北部州側の知事が就任したことで、それを覆そうと奴隷州側の人間がカンザスに殺到しはじめた。

1854年11月の国会代表選挙では、ミズーリ州のプランターやその手先が多数押しかけて投票を行ったことにより奴隷制支持者が当選。

1855年3月の準州議会選挙では、更に多数のミズーリ州の武装団・暴力団が乱入し、選挙委員を脅して不正投票を行った。

この結果、奴隷制度支持者は準州議会で多数を占めただけでなく、少数派の奴隷制度反対派議員を追い出して奴隷反対派のリーダー知事を罷免。

さらに奴隷州であったミズーリ州の法律をそのままカンサス準州の法律として適用し、奴隷制度反対者を公務から遮断してしまった。

立ち上がるジョン・ブラウン

このような南部派の暴力的なやり方は、北部自由州のアボリショニスト(奴隷反対論者)達を激昴させた。

これらの動きを見て、熱烈なアボリショニストでありオハイオの地下鉄道組織で活動していたジョン・ブラウン(John Brown/1800-1859)は、5人の息子達とともに武器を携えて、カンサスのオサワトミーへ移住して行った。

カンサス州オサワトミー

写真:現在のカンサス州オサワトミー(出典: Life Care Center of Osawatomie)

カンザスにおける両派の抗争は、しだいに暴動化の方向へ展開していった。
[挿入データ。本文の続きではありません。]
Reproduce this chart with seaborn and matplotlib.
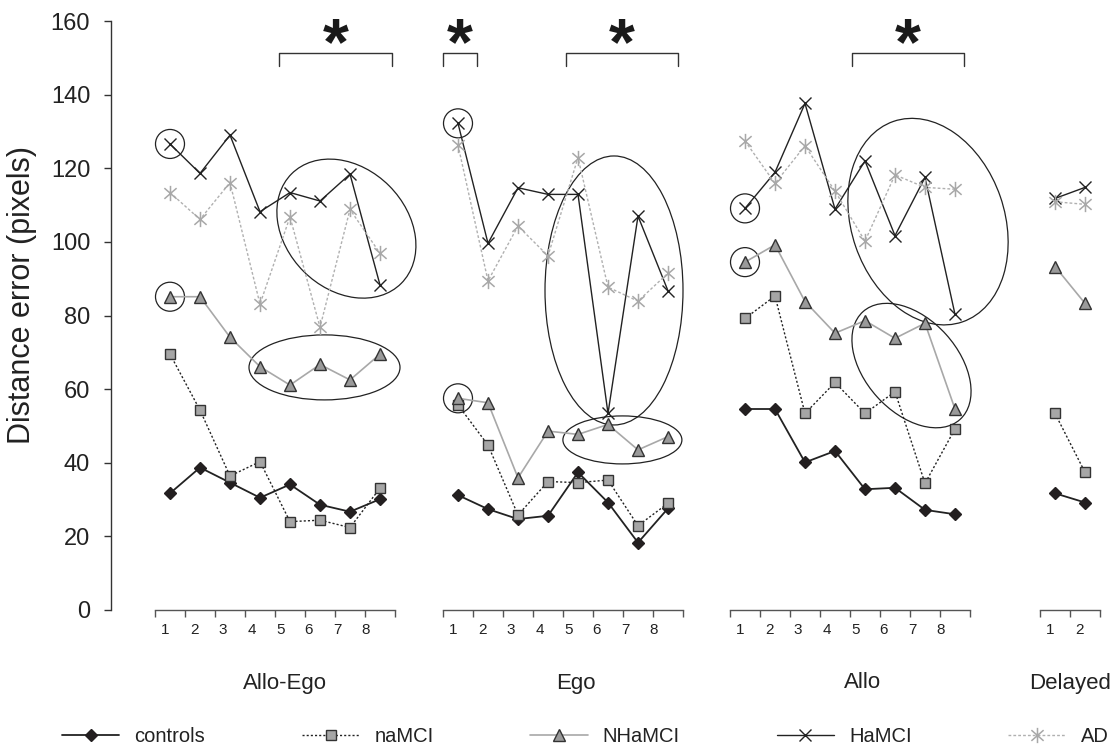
import numpy as np
import pandas as pd
import seaborn as sns
import matplotlib.pyplot as plt
import matplotlib.transforms as mtransforms
from matplotlib.lines import Line2D
from matplotlib.patches import Ellipse
from matplotlib.path import Path

# sessions and number of trials in each
sessions = ["Allo-Ego", "Ego", "Allo", "Delayed"]
n_trials = [8, 8, 8, 2]
groups = ["controls", "naMCI", "NHaMCI", "HaMCI", "AD"]

# distance error (pixels), trials of all sessions in a row
controls = [31.7, 38.7, 34.6, 30.5, 34.1, 28.6, 26.7, 30.1,
            31.2, 27.4, 24.7, 25.6, 37.4, 29.2, 18.3, 27.6,
            54.6, 54.6, 40.1, 43.2, 32.8, 33.2, 27.2, 26.0,
            31.7, 29.2]
naMCI = [69.5, 54.3, 36.4, 40.3, 24.0, 24.4, 22.4, 33.1,
         55.7, 44.8, 25.8, 34.9, 34.6, 35.3, 22.9, 29.0,
         79.2, 85.3, 53.4, 61.8, 53.4, 59.3, 34.4, 49.2,
         53.4, 37.4]
NHaMCI = [85.1, 85.1, 74.1, 66.1, 61.1, 66.7, 62.5, 69.5,
          57.5, 56.3, 35.9, 48.6, 47.7, 50.4, 43.5, 47.1,
          94.5, 99.2, 83.8, 75.2, 78.6, 73.8, 77.9, 54.6,
          93.3, 83.3]
HaMCI = [126.6, 118.6, 129.0, 108.2, 113.4, 111.1, 118.4, 88.3,
         132.2, 99.6, 114.7, 112.9, 112.9, 53.4, 107.0, 86.7,
         109.1, 118.9, 137.6, 108.9, 122.0, 101.7, 117.5, 80.3,
         111.8, 114.8]
AD = [113.4, 106.1, 116.1, 83.1, 106.8, 76.8, 108.8, 96.9,
      126.3, 89.4, 104.3, 96.2, 122.9, 87.7, 83.9, 91.5,
      127.4, 115.9, 126.1, 113.8, 100.2, 118.2, 114.8, 114.3,
      110.9, 110.2]

yticks = [0, 20, 40, 60, 80, 100, 120, 140, 160]

# long form table
rows = []
for g, vals in zip(groups, [controls, naMCI, NHaMCI, HaMCI, AD]):
    i = 0
    for s, n in zip(sessions, n_trials):
        for t in range(n):
            rows.append((g, s, t, vals[i]))
            i += 1
df = pd.DataFrame(rows, columns=["group", "session", "trial", "error"])

sns.set_style("white")
plt.rcParams["font.family"] = ["Liberation Sans", "DejaVu Sans"]

# asterisk marker for AD
star = Path([(0, -1), (0, 1), (-0.8, -0.7), (0.8, 0.7), (-0.8, 0.7), (0.8, -0.7)],
            [Path.MOVETO, Path.LINETO] * 3)

styles = {
    "controls": dict(color="#222222", lw=1.3, ls="-", marker="D", ms=6.5, mfc="#231f20", mec="#231f20", mew=1),
    "naMCI": dict(color="#222222", lw=1.0, ls=(0, (1.5, 1.5)), marker="s", ms=6.5, mfc="#a6a6a6", mec="#333333", mew=1),
    "NHaMCI": dict(color="#a8a8a8", lw=1.2, ls="-", marker="^", ms=8, mfc="#9a9a9a", mec="#333333", mew=1),
    "HaMCI": dict(color="#222222", lw=1.0, ls="-", marker="x", ms=8.5, mec="#222222", mew=1.0),
    "AD": dict(color="#b0b0b0", lw=1.0, ls=(0, (2, 1.5)), marker=star, ms=11, mec="#a8a8a8", mew=1.1),
}

W, H = 1117, 749
fig = plt.figure(figsize=(W / 100, H / 100), dpi=100)
lefts = [155, 443, 730, 1040]
label_dx = [10, 13, 13, 0]
axes = []
for k, (s, n) in enumerate(zip(sessions, n_trials)):
    ax = fig.add_axes([lefts[k] / W, (H - 610) / H, n * 30 / W, (610 - 21) / H])
    sub = df[df["session"] == s]
    for g in groups:
        d = sub[sub["group"] == g]
        sns.lineplot(data=d, x="trial", y="error", ax=ax, errorbar=None, **styles[g])
    ax.set_xlim(-0.5, n - 0.5)
    ax.set_ylim(0, 160)
    ax.set_xlabel("")
    ax.set_ylabel("")
    for sp in ["top", "right", "left"]:
        ax.spines[sp].set_visible(False)
    ax.spines["bottom"].set_color("#555555")
    ax.spines["bottom"].set_linewidth(1)
    ax.set_xticks(np.arange(n + 1) - 0.5, [""] * (n + 1))
    ax.tick_params(axis="x", which="major", bottom=True, direction="out", length=5, width=1,
                   color="#555555")
    ax.set_xticks(np.arange(n) * 0.955 - 0.15, [str(i + 1) for i in range(n)], minor=True)
    ax.tick_params(axis="x", which="minor", bottom=True, length=0, pad=9, labelsize=11,
                   labelcolor="#222222")
    ax.set_yticks([])
    ax.text(0.5 + label_dx[k] / (n * 30), -(683 - 610) / 589, s, transform=ax.transAxes,
            ha="center", va="center", fontsize=16, color="#222222")
    axes.append(ax)

ax0 = axes[0]
ax0.spines["left"].set_visible(True)
ax0.spines["left"].set_position(("outward", 44 * 0.72))
ax0.spines["left"].set_color("#333333")
ax0.spines["left"].set_linewidth(1)
ax0.set_yticks(yticks)
ax0.tick_params(axis="y", left=True, direction="out", length=5, width=1, color="#333333", pad=10,
                labelsize=17, labelcolor="#222222")
fig.text(22 / W, 1 - 295 / H, "Distance error (pixels)", rotation=90, ha="center", va="center",
         fontsize=22, color="#222222")


def ring(ax, x, y, w, h, angle=0):
    trans = fig.dpi_scale_trans + mtransforms.ScaledTranslation(x, y, ax.transData)
    ax.add_artist(Ellipse((0, 0), w / 100, h / 100, angle=angle, fill=False, ec="#222222",
                          lw=0.9, transform=trans, clip_on=False))


def bracket(ax, x0, x1):
    ax.plot([x0, x0, x1, x1], [147.8, 151.3, 151.3, 147.8], color="#333333", lw=1, clip_on=False)
    ax.text((x0 + x1) / 2, 148.2, "*", ha="center", va="baseline", fontsize=48, fontweight="bold",
            color="#1a1a1a")


# circles round the first trial
for k in range(3):
    i0 = sum(n_trials[:k])
    ring(axes[k], 0, HaMCI[i0], 29, 29)
    ring(axes[k], 0, NHaMCI[i0], 29, 29)

# ellipses
ring(axes[0], 5.88, 103.6, 155, 121, -45)
ring(axes[0], 5.15, 65.9, 151, 65, 0)
ring(axes[1], 5.2, 86.8, 138, 269, 0)
ring(axes[1], 5.48, 46.2, 119, 48, 0)
ring(axes[2], 6.1, 105.5, 153, 212, 19)
ring(axes[2], 5.55, 66.4, 145, 93, -48)

bracket(axes[0], 3.63, 7.4)
bracket(axes[1], -0.5, 0.63)
bracket(axes[1], 3.6, 7.33)
bracket(axes[2], 3.57, 7.3)

handles = [Line2D([], [], **styles[g]) for g in groups]
fig.legend(handles, groups, loc="center", bbox_to_anchor=(0.524, 1 - 737 / H), ncol=5,
           frameon=False, fontsize=14.5, handlelength=2.85, handletextpad=0.75,
           columnspacing=4.8, labelcolor="#222222")

fig.savefig("out.png", dpi=100)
奴隷派の武装団・暴力団は、1856年5月21日、自由派の町ローレンスを襲って占領し、移住援助協会のホテルや新聞社を次々と破壊していった。

南部派の破壊行為に憤激したジョン・ブラウンは、3日後に一隊を率いてポタワトミーの奴隷主派の暴力団を襲い、それに対して南部派は自由派の町オサワトミーを襲って焼き払った。

自由派も更に奴隷派の町を攻撃していくなど、カンザスは暴力の支配下に置かれていた。後に「流血のカンサス」、「血を流すカンザス」と呼ばれる事件が、まさにこの時起こっていたのだった。

その後は自由州が有利に

カンザスへの移住競争は、南部側の奴隷主の手先らによる不自然な移住に対して、北部側の開拓農民らの極めて自然な開拓移民の流入により、否応なしに自由州の方向へ発展していった。

1858年には自由州側は準州議会を制し、奴隷州側の憲法の採択も拒否。着々と自由州側への編入の準備を進めていった。

次第に不利な状況になっていく南部奴隷派は、1858年5月にも自由派を殺傷する事件を起こすなど、なお暴力に訴えることをやめなかった。

しかし、もはや自由派有利の体制を覆すことはできない状況であり、南部派の武装団によるカンザスの暴力的支配が失敗したことは明らかになっていた。

リンカーン大統領誕生

1860年11月の大統領選挙では、奴隷制の拡大に反対していた共和党のエイブラハム・リンカーンが当選。

決定的に不利な状況となった南部州は、翌1861年2月までに7州が合衆国からの脱退を宣言し、アメリカ連合国を結成した。

アメリカ南北戦争 模擬戦での南軍

写真:アメリカ南北戦争 模擬戦での南軍(Kevin M. McCarthy©123RF)

1861年3月4日にリンカーンが大統領に就任すると、4月12日に南軍が合衆国のサムター要塞を砲撃。いわゆるアメリカ南北戦争が勃発した。